İsrail’in Gazze Şeridi’nde 7 Ekim 2023’ten bu yana sürdürdüğü insanlık dışı saldırılara karşı en güçlü tepkiyi veren ülkelerin başında gelen Türkiye, şimdi de Uluslararası Adalet Divanı’nda (UAD) kritik bir sürece hazırlanıyor. Türkiye, 30 Nisan’da Lahey’de gerçekleştirilecek duruşmada, İsrail’in işgal altındaki Filistin topraklarında Birleşmiş Milletler (BM), uluslararası kuruluşlar ve üçüncü devletlere karşı yükümlülüklerine ilişkin sözlü sunum yapacak.

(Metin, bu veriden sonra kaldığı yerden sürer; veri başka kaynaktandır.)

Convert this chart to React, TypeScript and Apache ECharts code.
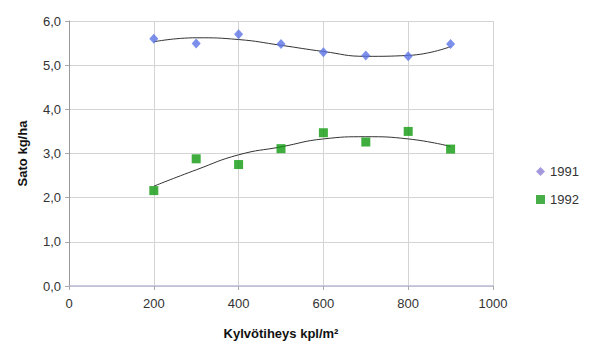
import React, { useEffect, useRef } from "react";
import * as echarts from "echarts";

const xValues = [200, 300, 400, 500, 600, 700, 800, 900];
const y1991 = [5.6, 5.49, 5.7, 5.48, 5.29, 5.22, 5.2, 5.48];
const y1992 = [2.16, 2.88, 2.75, 3.11, 3.47, 3.26, 3.5, 3.1];
// trend lines
const trendX = [200, 300, 400, 500, 600, 700, 800, 900];
const trend1991 = [5.53, 5.62, 5.58, 5.45, 5.31, 5.2, 5.22, 5.42];
const trend1992 = [2.26, 2.63, 2.97, 3.15, 3.33, 3.38, 3.33, 3.16];

const FONT = "'Liberation Sans', Arial, sans-serif";

export default function App() {
  const ref = useRef<HTMLDivElement>(null);
  useEffect(() => {
    document.body.style.margin = "0";
    const chart = echarts.init(ref.current!, null, { renderer: "svg" });
    const pairs = (xs: number[], ys: number[]) => xs.map((x, i) => [x, ys[i]]);
    chart.setOption({
      animation: false,
      textStyle: { fontFamily: FONT },
      grid: { left: 69, right: 98, top: 21, bottom: 53 },
      legend: {
        orient: "vertical",
        left: 531,
        top: 160,
        itemGap: 15,
        itemWidth: 9,
        itemHeight: 9,
        width: 60,
        textStyle: { fontFamily: FONT, fontSize: 13, color: "#333", width: 40, overflow: "none" },
        data: [
          { name: "1991", icon: "diamond", itemStyle: { color: "#8e7fd6" } },
          { name: "1992", icon: "rect", itemStyle: { color: "#1a9a1a" } },
        ],
      },
      xAxis: {
        type: "value",
        min: 0,
        max: 1000,
        interval: 200,
        name: "Kylvötiheys kpl/m²",
        nameLocation: "middle",
        nameGap: 41,
        nameTextStyle: { fontFamily: FONT, fontSize: 13, fontWeight: "bold", color: "#111" },
        axisLine: { show: true, onZero: false, lineStyle: { color: "#b8bcd8", width: 1.5 } },
        axisTick: { show: true, length: 4, lineStyle: { color: "#aaa" } },
        axisLabel: {
          fontFamily: FONT,
          fontSize: 13,
          color: "#333",
          margin: 11,
          formatter: (v: number) => String(v),
        },
        splitLine: { show: true, lineStyle: { color: "#d4d4d4" } },
      },
      yAxis: {
        type: "value",
        min: 0,
        max: 6,
        interval: 1,
        name: "Sato kg/ha",
        nameLocation: "middle",
        nameGap: 40,
        nameRotate: 90,
        nameTextStyle: { fontFamily: FONT, fontSize: 13, fontWeight: "bold", color: "#111" },
        axisLine: { show: true, lineStyle: { color: "#999" } },
        axisTick: { show: true, length: 4, lineStyle: { color: "#aaa" } },
        axisLabel: {
          fontFamily: FONT,
          fontSize: 13,
          color: "#333",
          margin: 8,
          formatter: (v: number) => v.toFixed(1).replace(".", ","),
        },
        splitLine: { show: true, lineStyle: { color: "#d4d4d4" } },
      },
      series: [
        {
          name: "trend1991",
          type: "line",
          data: pairs(trendX, trend1991),
          smooth: 0.5,
          showSymbol: false,
          symbol: "none",
          lineStyle: { color: "#333", width: 1 },
          silent: true,
          z: 1,
        },
        {
          name: "trend1992",
          type: "line",
          data: pairs(trendX, trend1992),
          smooth: 0.5,
          showSymbol: false,
          symbol: "none",
          lineStyle: { color: "#333", width: 1 },
          silent: true,
          z: 1,
        },
        {
          name: "1991",
          type: "scatter",
          data: pairs(xValues, y1991),
          symbol: "diamond",
          symbolSize: [9, 10],
          itemStyle: { color: "#5a73e6" },
          z: 3,
        },
        {
          name: "1992",
          type: "scatter",
          data: pairs(xValues, y1992),
          symbol: "rect",
          symbolSize: 9,
          itemStyle: { color: "#0f9a0f" },
          z: 3,
        },
      ],
    });
    return () => chart.dispose();
  }, []);
  return <div ref={ref} style={{ width: 591, height: 345 }} />;
}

Süreç Türkiye’nin aktif katılımıyla ilerliyor
TBMM Adalet Komisyonu Başkanı ve AK Parti İstanbul Milletvekili Cüneyt Yüksel’in verdiği bilgiye göre, Türkiye bu süreçte aktif rol üstlenerek 45 ülke ve uluslararası kuruluşla birlikte UAD’ye yazılı beyanda bulundu. BM Genel Kurulu’nun 19 Aralık 2024’te aldığı karar doğrultusunda başlatılan süreçte Türkiye’nin diplomatik ve hukuki katkısı dikkat çekiyor.
Tarihi danışma görüşü: Bu kez bağlayıcılık var
UAD’nin geçmişte verdiği danışma görüşlerinin aksine, bu kez 30 Nisan’da verilecek kararın bağlayıcı olacağı belirtildi. Bu detay, sürecin ciddiyetini ve küresel etkisini artırıyor. İsrail’in UNRWA’ya yönelik baskıları ve Gazze’de işlediği savaş suçlarına karşı uluslararası tepkinin yetersiz kaldığına dikkat çeken Yüksel, “Bu bir insanlık sınavı. Türkiye bu sınavda elini taşın altına koyan ülkelerden biri” dedi.
Zulme karşı uluslararası hukukta mücadele
Güney Afrika’nın açtığı soykırım davasını takip eden TBMM Hukuk Heyeti’nin de süreci yakından izlediği belirtildi. Türkiye’nin öncülüğünde hazırlanan sözlü sunumda, İsrail’in uluslararası yükümlülüklerini ihlal ettiği somut delillerle ortaya konacak.
Gözler 30 Nisan’da Lahey’de olacak
Türkiye’nin de dâhil olduğu heyetin sunumunun ardından UAD’nin vereceği karar, yalnızca Filistin için değil, uluslararası hukuk açısından da dönüm noktası olacak. 30 Nisan tarihi, adalet arayan milyonlarca insan için bir umut günü olarak bekleniyor.